__What is needed__.
The required output is a word-for-word copy of the lines from the line bearing "Reproduce this diagram with TikZ." through the line bearing "(dec-tail) -- (dec.east);", inclusive, and no other lines.

__Records for this task__.
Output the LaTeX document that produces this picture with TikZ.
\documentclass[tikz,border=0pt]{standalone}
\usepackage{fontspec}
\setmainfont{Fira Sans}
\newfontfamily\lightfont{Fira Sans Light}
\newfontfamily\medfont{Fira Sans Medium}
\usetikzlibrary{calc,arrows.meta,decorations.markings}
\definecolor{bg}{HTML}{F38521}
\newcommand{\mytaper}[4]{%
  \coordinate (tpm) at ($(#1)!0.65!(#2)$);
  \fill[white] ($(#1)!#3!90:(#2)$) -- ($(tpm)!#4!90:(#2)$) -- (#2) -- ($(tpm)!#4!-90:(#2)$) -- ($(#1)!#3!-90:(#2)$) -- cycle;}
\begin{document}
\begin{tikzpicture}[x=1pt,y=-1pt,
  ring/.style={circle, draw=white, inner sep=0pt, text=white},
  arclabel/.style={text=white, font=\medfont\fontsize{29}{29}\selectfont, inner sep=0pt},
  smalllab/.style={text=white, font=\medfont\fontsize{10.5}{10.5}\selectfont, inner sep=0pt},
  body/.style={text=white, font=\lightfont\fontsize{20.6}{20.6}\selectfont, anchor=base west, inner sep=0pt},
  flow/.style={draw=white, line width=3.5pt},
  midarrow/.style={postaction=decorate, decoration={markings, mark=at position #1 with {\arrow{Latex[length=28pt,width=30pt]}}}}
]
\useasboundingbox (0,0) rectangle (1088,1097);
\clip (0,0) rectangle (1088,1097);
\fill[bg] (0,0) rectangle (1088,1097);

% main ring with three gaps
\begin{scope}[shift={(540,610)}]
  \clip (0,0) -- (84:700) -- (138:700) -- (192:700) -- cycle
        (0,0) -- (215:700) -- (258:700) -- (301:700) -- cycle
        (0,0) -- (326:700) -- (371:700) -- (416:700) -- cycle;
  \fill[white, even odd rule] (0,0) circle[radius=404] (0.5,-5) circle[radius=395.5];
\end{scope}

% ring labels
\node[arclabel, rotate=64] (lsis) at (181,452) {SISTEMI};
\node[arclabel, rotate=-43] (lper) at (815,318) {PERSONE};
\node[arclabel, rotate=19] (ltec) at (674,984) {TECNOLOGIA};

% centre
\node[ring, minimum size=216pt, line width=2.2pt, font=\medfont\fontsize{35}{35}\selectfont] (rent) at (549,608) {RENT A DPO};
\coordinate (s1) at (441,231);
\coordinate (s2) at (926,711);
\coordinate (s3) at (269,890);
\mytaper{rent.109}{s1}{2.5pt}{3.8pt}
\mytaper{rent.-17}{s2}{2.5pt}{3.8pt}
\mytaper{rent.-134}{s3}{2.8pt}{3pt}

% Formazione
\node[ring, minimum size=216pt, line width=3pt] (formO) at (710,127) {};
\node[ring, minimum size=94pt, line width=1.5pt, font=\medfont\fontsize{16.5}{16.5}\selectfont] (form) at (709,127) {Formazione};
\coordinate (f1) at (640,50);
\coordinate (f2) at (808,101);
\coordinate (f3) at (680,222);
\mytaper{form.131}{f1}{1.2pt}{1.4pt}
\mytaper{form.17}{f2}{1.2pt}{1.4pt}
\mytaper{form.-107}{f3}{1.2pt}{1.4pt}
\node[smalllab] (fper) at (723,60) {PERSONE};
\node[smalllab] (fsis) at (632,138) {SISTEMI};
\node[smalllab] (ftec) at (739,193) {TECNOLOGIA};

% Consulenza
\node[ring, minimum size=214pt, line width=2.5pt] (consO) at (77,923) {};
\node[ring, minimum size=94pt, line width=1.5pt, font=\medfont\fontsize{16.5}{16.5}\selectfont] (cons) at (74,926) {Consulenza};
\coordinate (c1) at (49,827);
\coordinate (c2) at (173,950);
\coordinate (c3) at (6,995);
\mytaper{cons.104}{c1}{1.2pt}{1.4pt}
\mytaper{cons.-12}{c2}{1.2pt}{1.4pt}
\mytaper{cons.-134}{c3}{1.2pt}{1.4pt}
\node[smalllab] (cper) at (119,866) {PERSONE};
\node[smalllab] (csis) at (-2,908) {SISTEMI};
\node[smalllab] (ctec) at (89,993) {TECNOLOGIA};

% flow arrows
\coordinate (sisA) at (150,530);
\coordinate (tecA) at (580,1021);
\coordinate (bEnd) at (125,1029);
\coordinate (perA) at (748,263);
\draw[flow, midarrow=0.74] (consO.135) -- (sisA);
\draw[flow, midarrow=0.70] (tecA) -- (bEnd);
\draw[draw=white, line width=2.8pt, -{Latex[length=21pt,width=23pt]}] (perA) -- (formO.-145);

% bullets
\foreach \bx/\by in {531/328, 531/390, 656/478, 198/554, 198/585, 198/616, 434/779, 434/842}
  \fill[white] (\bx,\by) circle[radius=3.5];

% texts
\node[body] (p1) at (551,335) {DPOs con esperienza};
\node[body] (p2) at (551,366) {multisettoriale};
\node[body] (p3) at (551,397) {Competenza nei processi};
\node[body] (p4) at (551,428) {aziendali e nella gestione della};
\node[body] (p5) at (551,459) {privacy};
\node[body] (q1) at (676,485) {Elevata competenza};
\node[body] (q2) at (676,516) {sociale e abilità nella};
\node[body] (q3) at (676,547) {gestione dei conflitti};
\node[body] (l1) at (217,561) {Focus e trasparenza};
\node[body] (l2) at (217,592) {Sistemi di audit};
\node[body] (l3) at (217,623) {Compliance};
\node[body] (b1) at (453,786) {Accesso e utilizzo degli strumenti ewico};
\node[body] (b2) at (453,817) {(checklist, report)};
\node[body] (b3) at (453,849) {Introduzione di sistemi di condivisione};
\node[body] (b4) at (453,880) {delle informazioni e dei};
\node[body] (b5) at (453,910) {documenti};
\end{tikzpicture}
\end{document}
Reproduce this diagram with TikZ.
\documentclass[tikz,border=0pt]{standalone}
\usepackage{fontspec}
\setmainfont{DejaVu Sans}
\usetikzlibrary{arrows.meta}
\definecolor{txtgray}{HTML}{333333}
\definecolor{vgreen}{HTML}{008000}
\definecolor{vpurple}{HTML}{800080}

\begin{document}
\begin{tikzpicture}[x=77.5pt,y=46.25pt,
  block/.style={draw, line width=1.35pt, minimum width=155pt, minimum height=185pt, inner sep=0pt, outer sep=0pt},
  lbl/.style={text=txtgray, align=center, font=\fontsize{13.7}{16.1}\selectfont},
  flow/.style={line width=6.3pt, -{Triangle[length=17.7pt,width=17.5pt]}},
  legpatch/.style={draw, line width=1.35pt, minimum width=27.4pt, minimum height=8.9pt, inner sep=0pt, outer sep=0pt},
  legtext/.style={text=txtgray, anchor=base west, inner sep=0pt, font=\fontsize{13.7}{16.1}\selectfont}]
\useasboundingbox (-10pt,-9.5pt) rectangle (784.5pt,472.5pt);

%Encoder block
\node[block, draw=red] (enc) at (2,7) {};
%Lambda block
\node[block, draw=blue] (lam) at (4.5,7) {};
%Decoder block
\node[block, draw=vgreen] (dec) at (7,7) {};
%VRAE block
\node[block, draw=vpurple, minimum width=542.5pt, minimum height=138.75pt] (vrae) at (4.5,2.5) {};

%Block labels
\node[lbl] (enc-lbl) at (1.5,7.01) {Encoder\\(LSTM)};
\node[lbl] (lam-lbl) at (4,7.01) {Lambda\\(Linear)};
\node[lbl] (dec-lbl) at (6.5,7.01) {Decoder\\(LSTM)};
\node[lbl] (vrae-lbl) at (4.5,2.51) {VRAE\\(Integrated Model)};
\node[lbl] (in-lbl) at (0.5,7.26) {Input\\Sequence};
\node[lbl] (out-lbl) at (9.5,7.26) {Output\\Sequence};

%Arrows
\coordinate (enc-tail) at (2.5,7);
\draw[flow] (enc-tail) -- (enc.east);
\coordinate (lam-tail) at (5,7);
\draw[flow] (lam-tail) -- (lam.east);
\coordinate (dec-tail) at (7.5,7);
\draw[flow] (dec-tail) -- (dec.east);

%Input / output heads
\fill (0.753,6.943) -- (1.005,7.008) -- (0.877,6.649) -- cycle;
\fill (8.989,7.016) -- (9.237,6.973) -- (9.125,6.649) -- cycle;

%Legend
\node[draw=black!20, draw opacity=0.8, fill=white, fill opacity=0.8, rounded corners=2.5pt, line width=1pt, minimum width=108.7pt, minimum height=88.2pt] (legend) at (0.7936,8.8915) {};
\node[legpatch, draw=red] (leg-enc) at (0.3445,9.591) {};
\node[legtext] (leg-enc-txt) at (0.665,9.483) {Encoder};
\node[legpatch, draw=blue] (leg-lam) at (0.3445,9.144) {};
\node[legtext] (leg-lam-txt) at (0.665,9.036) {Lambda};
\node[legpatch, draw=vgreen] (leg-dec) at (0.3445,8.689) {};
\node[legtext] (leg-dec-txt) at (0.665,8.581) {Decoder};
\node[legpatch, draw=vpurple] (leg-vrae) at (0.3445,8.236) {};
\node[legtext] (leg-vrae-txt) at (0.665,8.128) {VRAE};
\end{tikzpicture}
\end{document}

__Solution below__.
Reproduce this diagram with TikZ.
\documentclass[tikz,border=0pt]{standalone}
\usepackage{fontspec}
\setmainfont{DejaVu Sans}
\usetikzlibrary{arrows.meta}
\definecolor{txtgray}{HTML}{333333}
\definecolor{vgreen}{HTML}{008000}
\definecolor{vpurple}{HTML}{800080}

\begin{document}
\begin{tikzpicture}[x=77.5pt,y=46.25pt,
  block/.style={draw, line width=1.35pt, minimum width=155pt, minimum height=185pt, inner sep=0pt, outer sep=0pt},
  lbl/.style={text=txtgray, align=center, font=\fontsize{13.7}{16.1}\selectfont},
  flow/.style={line width=6.3pt, -{Triangle[length=17.7pt,width=17.5pt]}},
  legpatch/.style={draw, line width=1.35pt, minimum width=27.4pt, minimum height=8.9pt, inner sep=0pt, outer sep=0pt},
  legtext/.style={text=txtgray, anchor=base west, inner sep=0pt, font=\fontsize{13.7}{16.1}\selectfont}]
\useasboundingbox (-10pt,-9.5pt) rectangle (784.5pt,472.5pt);

%Encoder block
\node[block, draw=red] (enc) at (2,7) {};
%Lambda block
\node[block, draw=blue] (lam) at (4.5,7) {};
%Decoder block
\node[block, draw=vgreen] (dec) at (7,7) {};
%VRAE block
\node[block, draw=vpurple, minimum width=542.5pt, minimum height=138.75pt] (vrae) at (4.5,2.5) {};

%Block labels
\node[lbl] (enc-lbl) at (1.5,7.01) {Encoder\\(LSTM)};
\node[lbl] (lam-lbl) at (4,7.01) {Lambda\\(Linear)};
\node[lbl] (dec-lbl) at (6.5,7.01) {Decoder\\(LSTM)};
\node[lbl] (vrae-lbl) at (4.5,2.51) {VRAE\\(Integrated Model)};
\node[lbl] (in-lbl) at (0.5,7.26) {Input\\Sequence};
\node[lbl] (out-lbl) at (9.5,7.26) {Output\\Sequence};

%Arrows
\coordinate (enc-tail) at (2.5,7);
\draw[flow] (enc-tail) -- (enc.east);
\coordinate (lam-tail) at (5,7);
\draw[flow] (lam-tail) -- (lam.east);
\coordinate (dec-tail) at (7.5,7);
\draw[flow] (dec-tail) -- (dec.east);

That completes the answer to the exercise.